[Information shown]
--------------------------------

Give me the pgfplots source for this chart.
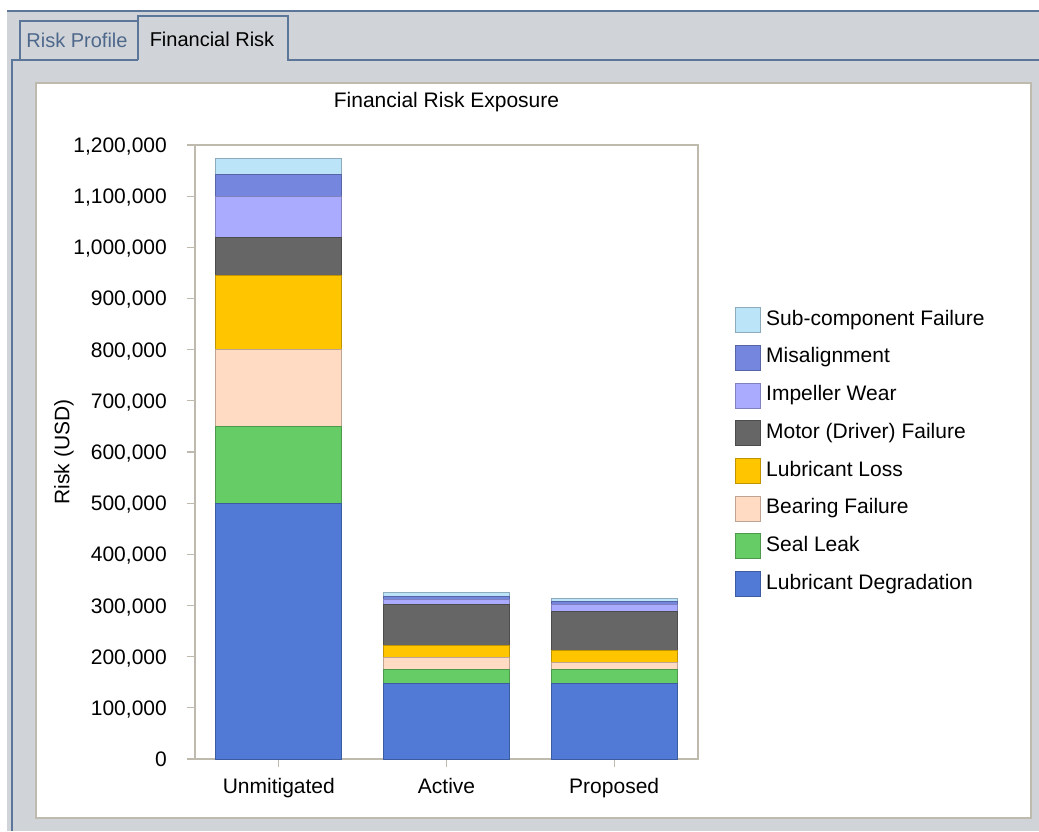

--------------------------------

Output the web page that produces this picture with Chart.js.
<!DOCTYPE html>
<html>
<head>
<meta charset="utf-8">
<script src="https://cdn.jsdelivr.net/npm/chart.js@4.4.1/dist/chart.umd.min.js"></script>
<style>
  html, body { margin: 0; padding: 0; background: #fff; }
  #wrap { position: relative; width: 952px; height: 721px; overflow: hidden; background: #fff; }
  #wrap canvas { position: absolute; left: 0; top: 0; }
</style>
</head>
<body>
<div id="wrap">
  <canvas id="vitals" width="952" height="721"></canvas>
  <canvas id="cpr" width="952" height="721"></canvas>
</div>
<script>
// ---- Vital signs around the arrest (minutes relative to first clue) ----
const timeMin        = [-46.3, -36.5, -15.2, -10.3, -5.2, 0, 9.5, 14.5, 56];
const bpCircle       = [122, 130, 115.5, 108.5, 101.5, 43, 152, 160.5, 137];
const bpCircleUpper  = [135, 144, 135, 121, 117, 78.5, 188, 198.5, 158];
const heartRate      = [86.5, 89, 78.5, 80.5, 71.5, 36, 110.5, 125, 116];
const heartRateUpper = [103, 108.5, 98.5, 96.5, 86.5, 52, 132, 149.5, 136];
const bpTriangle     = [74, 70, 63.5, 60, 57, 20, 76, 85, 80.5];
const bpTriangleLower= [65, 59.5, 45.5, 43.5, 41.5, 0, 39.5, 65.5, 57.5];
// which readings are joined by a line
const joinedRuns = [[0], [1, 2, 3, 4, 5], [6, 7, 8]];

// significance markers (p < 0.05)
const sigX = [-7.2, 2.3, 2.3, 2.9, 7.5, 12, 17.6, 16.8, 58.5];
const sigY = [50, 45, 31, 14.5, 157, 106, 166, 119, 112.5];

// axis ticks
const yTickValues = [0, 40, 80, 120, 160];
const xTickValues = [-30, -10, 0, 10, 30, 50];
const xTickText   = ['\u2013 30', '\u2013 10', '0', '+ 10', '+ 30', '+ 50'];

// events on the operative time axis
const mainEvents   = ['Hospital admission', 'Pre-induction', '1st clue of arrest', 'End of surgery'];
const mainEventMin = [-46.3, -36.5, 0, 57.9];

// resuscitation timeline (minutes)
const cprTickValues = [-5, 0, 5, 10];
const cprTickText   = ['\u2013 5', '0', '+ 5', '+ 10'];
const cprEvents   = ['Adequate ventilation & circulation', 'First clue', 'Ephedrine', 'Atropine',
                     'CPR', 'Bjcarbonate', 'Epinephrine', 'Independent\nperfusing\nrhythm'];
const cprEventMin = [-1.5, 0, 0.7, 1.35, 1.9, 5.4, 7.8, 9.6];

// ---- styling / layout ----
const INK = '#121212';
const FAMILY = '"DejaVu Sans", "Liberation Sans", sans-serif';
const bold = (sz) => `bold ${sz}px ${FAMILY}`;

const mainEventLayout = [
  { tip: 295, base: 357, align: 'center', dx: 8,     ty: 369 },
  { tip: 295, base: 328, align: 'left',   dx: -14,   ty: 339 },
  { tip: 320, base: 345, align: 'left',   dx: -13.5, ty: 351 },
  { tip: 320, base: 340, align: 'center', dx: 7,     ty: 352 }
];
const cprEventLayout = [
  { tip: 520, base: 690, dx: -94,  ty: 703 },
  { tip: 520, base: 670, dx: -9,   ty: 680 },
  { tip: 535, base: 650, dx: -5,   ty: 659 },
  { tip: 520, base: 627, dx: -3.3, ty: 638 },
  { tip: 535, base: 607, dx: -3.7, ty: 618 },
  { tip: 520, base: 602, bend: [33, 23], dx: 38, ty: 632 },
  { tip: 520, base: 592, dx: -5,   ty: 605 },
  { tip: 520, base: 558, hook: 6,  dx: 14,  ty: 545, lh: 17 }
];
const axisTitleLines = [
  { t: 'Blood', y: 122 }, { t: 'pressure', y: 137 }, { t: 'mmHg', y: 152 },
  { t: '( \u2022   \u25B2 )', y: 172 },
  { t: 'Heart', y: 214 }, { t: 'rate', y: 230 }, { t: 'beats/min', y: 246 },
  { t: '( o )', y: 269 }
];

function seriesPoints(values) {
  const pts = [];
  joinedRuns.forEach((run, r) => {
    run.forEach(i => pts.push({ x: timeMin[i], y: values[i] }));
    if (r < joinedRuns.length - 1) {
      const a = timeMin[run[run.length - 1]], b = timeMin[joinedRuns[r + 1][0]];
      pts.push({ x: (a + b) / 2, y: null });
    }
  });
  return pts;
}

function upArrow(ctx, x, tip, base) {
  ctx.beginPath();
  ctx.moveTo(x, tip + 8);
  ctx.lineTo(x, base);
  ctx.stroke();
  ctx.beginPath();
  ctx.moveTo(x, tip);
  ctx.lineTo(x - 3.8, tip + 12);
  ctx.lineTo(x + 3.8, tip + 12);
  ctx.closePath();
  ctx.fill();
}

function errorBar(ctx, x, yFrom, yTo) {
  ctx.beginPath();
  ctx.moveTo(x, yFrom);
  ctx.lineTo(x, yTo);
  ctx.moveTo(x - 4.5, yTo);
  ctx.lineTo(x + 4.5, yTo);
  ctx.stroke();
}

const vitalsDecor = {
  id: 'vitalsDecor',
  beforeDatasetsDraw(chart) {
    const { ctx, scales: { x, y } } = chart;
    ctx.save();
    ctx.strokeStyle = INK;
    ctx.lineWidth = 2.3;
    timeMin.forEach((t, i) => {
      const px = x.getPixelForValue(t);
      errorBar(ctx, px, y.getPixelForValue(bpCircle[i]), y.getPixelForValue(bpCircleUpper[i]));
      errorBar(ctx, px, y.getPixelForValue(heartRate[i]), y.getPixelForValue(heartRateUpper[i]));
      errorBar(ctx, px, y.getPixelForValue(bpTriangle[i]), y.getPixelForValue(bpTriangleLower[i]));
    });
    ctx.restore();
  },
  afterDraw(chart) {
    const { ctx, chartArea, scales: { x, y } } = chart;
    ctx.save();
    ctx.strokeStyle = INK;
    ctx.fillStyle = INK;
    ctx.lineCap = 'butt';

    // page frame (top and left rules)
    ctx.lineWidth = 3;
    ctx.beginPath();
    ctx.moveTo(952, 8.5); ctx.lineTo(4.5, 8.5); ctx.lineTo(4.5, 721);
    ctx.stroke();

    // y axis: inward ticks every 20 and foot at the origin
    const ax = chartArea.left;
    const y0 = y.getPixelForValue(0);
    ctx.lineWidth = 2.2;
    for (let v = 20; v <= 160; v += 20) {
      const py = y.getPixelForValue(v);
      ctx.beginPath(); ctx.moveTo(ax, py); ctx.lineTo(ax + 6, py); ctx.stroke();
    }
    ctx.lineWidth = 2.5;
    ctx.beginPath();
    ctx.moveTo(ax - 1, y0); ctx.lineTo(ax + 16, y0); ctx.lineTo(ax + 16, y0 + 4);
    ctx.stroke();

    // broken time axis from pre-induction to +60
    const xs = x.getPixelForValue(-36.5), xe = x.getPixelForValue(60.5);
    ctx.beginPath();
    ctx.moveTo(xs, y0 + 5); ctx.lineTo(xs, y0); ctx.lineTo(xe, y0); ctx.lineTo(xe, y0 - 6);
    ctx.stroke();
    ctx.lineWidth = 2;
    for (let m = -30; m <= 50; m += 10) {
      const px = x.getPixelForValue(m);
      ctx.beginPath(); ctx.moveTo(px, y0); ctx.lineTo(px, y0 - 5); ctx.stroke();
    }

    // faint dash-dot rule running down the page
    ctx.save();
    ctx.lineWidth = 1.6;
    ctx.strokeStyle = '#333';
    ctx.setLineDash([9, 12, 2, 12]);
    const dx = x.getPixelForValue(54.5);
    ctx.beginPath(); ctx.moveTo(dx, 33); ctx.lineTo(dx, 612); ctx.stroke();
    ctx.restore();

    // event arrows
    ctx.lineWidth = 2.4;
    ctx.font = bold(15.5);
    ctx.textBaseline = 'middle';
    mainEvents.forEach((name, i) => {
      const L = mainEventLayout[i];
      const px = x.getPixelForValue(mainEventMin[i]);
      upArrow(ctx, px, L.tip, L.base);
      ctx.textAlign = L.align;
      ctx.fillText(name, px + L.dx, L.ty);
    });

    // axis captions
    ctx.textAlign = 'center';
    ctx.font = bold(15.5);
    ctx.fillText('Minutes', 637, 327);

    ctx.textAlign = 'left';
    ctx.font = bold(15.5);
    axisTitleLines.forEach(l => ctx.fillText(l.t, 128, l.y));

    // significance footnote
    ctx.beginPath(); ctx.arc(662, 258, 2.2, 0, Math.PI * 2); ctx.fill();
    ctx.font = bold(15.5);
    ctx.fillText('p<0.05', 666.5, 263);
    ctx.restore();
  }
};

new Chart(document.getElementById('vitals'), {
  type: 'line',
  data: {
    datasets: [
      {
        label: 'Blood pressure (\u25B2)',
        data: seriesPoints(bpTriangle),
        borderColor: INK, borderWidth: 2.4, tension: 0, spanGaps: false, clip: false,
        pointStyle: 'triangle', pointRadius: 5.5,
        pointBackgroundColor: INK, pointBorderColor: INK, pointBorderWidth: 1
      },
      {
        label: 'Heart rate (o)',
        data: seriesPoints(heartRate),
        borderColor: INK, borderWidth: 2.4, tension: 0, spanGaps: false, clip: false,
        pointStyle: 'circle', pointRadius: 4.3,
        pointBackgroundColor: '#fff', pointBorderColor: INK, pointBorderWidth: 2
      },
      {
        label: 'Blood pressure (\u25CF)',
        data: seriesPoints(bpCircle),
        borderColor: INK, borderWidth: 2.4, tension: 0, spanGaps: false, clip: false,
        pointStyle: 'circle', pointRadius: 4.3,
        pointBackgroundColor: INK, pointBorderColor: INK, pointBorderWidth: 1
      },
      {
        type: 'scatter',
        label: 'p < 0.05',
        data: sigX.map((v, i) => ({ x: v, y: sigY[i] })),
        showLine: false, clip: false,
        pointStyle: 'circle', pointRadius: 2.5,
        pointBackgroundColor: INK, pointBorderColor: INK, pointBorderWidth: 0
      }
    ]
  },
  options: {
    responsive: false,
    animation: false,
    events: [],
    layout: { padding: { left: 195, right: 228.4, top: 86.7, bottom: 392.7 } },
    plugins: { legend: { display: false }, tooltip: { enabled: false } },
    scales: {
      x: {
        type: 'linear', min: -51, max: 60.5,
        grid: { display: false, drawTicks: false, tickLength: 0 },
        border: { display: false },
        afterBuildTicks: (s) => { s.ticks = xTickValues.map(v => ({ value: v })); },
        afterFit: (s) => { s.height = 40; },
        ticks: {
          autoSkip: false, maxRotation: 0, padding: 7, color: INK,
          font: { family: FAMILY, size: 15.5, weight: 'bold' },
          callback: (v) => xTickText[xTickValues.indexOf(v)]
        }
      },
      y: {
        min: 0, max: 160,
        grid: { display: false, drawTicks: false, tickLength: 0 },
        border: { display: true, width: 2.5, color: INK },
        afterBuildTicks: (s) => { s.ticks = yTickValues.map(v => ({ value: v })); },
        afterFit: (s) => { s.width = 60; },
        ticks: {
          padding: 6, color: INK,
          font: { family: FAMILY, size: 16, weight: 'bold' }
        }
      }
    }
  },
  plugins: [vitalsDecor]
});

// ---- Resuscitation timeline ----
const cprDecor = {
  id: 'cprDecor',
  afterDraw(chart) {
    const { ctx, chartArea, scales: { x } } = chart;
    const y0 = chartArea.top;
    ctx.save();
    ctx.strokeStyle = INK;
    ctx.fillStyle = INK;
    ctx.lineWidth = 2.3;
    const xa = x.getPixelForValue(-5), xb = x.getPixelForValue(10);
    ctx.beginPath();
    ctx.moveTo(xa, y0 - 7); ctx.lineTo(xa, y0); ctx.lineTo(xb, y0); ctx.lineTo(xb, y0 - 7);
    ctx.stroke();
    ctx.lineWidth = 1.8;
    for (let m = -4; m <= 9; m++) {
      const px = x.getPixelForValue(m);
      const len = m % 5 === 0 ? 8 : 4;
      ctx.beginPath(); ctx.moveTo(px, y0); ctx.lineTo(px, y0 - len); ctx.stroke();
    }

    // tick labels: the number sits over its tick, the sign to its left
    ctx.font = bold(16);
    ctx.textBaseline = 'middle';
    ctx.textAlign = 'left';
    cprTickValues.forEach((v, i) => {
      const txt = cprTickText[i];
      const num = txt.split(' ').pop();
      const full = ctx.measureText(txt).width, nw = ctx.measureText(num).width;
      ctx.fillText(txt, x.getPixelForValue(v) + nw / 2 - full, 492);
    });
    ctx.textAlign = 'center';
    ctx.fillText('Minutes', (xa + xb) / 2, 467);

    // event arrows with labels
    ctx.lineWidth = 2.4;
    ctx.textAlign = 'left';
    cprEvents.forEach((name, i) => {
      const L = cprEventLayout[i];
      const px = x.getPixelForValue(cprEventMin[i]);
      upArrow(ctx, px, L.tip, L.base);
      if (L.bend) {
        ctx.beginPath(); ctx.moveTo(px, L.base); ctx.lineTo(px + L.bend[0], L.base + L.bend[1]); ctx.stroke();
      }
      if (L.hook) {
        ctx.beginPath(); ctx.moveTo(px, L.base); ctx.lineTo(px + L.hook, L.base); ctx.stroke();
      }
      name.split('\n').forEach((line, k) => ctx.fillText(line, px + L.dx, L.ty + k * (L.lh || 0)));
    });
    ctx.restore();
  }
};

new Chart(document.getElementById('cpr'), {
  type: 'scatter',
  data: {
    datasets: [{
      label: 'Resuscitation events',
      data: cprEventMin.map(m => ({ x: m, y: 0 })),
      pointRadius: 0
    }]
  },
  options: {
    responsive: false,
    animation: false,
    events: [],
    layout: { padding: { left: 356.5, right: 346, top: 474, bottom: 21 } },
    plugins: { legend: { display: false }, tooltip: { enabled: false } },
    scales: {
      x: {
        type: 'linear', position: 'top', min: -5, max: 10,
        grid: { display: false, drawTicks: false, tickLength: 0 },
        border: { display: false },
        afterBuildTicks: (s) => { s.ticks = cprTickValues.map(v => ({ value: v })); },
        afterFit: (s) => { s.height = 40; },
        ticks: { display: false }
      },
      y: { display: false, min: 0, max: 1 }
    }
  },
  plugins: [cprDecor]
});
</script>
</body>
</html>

--------------------------------

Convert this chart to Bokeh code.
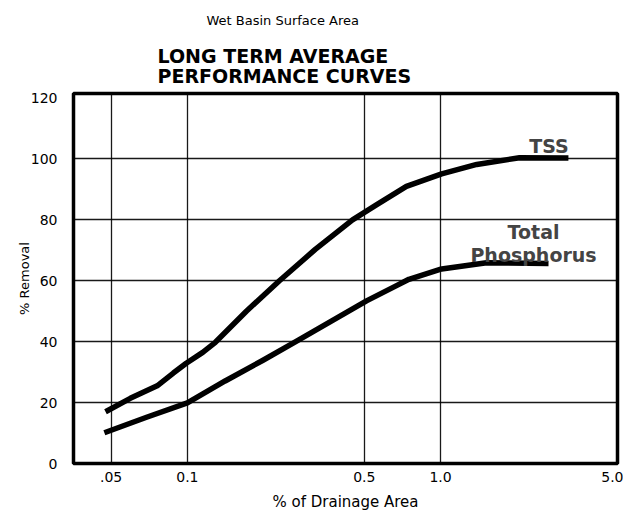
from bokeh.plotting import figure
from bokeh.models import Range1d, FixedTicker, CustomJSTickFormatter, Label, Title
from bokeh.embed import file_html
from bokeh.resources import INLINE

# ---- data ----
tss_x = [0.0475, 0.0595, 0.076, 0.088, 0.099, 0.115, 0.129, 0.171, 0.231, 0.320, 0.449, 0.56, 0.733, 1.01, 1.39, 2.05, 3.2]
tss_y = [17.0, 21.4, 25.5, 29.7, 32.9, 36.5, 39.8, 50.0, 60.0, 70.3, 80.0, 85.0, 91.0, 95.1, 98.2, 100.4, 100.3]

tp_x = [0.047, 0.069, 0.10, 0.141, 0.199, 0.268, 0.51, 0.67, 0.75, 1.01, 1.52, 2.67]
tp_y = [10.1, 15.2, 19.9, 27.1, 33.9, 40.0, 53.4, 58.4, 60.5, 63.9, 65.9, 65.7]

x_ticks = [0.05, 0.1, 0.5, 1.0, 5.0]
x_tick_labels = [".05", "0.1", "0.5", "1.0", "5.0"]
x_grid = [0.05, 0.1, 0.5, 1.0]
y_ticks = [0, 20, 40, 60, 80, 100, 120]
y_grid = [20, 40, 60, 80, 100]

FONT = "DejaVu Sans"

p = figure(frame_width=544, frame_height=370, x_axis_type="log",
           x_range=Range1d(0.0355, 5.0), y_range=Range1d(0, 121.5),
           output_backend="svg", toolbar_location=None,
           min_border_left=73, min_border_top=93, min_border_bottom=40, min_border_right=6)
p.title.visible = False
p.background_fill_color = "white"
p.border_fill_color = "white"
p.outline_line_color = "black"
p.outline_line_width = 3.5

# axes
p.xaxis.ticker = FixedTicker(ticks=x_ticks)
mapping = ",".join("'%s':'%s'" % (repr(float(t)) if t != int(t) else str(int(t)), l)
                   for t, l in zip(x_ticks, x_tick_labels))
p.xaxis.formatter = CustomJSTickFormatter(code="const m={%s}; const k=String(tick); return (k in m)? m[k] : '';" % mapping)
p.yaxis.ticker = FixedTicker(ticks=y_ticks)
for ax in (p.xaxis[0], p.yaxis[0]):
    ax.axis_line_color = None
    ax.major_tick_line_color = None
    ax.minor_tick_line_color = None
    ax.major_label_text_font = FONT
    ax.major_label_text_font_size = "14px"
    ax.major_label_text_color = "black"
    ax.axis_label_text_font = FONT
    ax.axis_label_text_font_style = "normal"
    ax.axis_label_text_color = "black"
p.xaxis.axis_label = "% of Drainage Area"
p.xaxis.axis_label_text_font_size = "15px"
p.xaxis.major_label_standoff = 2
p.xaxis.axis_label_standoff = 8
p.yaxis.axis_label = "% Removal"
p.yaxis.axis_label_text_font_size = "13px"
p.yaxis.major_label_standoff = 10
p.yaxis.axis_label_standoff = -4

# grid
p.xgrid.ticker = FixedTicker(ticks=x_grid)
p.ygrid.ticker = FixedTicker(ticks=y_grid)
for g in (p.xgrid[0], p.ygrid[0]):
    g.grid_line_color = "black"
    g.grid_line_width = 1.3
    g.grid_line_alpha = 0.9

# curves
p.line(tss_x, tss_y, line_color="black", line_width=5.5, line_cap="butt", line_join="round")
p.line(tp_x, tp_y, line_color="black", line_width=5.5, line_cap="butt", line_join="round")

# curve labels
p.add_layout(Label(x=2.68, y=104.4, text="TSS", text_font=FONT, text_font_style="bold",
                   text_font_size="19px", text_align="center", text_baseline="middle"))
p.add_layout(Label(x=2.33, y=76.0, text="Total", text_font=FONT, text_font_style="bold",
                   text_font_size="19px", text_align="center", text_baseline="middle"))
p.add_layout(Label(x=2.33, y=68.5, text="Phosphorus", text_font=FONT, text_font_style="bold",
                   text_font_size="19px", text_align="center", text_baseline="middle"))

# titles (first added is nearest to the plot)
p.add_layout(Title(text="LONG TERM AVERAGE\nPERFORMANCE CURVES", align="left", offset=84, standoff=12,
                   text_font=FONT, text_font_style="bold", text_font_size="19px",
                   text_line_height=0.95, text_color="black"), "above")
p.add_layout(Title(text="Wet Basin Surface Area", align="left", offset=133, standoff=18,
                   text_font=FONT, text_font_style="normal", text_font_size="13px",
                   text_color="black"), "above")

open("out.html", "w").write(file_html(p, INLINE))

--------------------------------

[What is needed] Pick each line holding the word "with" out of the listing.

[Result below]
Output the web page that produces this picture with Chart.js.
    // event arrows with labels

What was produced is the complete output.